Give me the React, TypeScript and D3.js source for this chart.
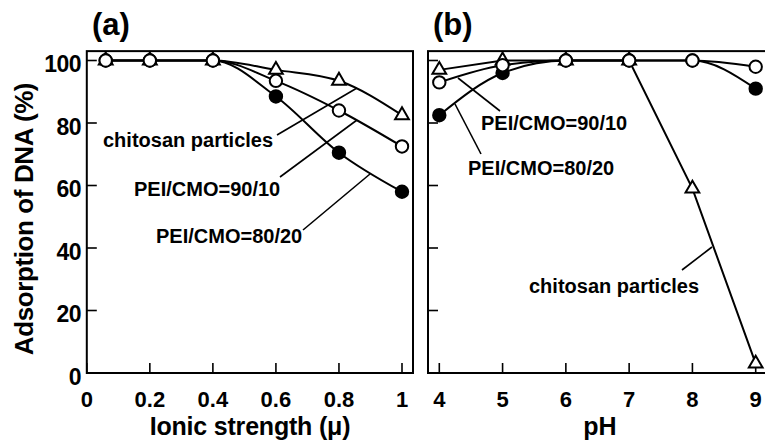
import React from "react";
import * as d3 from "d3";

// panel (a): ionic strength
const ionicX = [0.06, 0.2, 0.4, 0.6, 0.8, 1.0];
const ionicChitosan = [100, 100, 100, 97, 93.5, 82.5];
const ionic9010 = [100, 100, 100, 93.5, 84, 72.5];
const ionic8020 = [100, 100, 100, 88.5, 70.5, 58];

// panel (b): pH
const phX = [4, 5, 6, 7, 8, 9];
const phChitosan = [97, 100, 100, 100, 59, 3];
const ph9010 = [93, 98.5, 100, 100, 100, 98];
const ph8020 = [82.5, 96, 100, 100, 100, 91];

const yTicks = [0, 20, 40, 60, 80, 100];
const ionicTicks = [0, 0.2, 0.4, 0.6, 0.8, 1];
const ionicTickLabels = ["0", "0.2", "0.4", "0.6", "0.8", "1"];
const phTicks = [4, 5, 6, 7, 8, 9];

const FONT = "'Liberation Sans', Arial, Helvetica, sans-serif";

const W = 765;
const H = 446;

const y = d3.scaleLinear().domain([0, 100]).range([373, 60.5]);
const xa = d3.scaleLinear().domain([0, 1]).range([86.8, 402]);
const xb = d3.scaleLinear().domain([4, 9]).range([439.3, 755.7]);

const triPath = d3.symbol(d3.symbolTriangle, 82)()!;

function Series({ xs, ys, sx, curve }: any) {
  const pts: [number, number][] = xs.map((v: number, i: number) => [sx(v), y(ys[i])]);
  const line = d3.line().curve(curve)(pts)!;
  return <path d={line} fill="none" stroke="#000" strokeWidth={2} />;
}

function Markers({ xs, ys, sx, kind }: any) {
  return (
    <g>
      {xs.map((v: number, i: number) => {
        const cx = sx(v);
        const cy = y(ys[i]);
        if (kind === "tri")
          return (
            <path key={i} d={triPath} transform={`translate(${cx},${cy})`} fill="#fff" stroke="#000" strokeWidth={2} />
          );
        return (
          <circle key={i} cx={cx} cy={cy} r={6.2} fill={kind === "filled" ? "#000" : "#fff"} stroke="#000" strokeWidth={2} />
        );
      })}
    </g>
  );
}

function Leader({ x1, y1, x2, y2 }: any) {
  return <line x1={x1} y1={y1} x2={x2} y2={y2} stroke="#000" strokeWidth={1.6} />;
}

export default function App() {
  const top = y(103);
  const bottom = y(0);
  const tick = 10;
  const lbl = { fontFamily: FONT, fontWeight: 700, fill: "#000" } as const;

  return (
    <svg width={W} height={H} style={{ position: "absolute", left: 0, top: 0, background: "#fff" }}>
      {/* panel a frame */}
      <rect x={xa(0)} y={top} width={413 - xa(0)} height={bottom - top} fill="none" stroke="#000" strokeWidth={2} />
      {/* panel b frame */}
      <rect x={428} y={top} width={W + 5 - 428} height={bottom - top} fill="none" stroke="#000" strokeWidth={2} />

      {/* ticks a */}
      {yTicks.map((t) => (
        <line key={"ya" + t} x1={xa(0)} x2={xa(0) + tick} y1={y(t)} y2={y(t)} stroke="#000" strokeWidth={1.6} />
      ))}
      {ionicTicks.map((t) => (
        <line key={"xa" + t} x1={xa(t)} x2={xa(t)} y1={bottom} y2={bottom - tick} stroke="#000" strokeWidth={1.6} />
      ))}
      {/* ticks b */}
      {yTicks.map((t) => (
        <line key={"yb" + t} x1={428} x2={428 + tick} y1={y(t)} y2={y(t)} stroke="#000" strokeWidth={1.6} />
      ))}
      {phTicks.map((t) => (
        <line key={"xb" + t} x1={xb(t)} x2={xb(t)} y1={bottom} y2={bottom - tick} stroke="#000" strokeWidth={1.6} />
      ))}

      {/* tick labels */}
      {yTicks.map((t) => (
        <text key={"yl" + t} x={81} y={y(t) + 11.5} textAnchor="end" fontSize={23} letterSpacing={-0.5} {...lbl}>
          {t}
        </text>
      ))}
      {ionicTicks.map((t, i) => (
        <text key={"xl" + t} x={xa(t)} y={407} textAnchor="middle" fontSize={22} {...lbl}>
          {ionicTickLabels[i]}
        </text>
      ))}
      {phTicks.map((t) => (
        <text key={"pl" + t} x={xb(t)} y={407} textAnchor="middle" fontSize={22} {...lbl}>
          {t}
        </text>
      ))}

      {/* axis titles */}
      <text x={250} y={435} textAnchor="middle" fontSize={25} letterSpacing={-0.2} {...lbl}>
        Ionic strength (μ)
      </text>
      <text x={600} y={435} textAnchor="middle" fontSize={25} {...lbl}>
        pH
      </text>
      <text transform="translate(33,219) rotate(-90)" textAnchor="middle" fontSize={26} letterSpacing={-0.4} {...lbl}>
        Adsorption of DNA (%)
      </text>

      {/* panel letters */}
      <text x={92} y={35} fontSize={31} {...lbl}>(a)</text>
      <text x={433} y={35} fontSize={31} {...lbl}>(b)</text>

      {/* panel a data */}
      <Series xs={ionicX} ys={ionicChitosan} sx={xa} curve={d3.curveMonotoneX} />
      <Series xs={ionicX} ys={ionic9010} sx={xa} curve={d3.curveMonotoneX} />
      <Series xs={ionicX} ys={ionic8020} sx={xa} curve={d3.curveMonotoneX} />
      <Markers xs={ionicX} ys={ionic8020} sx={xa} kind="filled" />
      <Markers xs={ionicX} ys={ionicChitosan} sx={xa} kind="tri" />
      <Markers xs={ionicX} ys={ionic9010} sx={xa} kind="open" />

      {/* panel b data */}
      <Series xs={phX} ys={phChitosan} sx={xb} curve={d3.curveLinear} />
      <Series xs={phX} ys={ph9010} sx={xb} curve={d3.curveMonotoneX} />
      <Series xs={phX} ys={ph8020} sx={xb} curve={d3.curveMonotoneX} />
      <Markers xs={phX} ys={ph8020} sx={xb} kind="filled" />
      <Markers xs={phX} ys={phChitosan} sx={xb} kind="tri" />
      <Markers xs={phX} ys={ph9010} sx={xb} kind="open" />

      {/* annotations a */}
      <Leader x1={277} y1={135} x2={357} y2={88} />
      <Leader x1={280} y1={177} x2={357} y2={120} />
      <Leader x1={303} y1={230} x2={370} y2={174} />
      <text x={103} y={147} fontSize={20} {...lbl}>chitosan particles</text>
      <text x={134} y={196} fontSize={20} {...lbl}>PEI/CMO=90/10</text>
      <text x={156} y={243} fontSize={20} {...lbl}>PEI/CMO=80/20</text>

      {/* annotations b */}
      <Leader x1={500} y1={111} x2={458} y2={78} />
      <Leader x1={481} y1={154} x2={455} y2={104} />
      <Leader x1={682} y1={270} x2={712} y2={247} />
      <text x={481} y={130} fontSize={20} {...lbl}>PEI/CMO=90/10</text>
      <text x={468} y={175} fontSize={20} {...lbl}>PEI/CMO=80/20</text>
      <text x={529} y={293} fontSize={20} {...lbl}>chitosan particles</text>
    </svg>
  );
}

+ + +

__Directions__. Write out the lines from the start of the material to the line with "import * as", inclusive and exactly. Skip the pictures.

__The output__.
Give me the React, TypeScript and D3.js source for this chart.
import React from "react";
import * as d3 from "d3";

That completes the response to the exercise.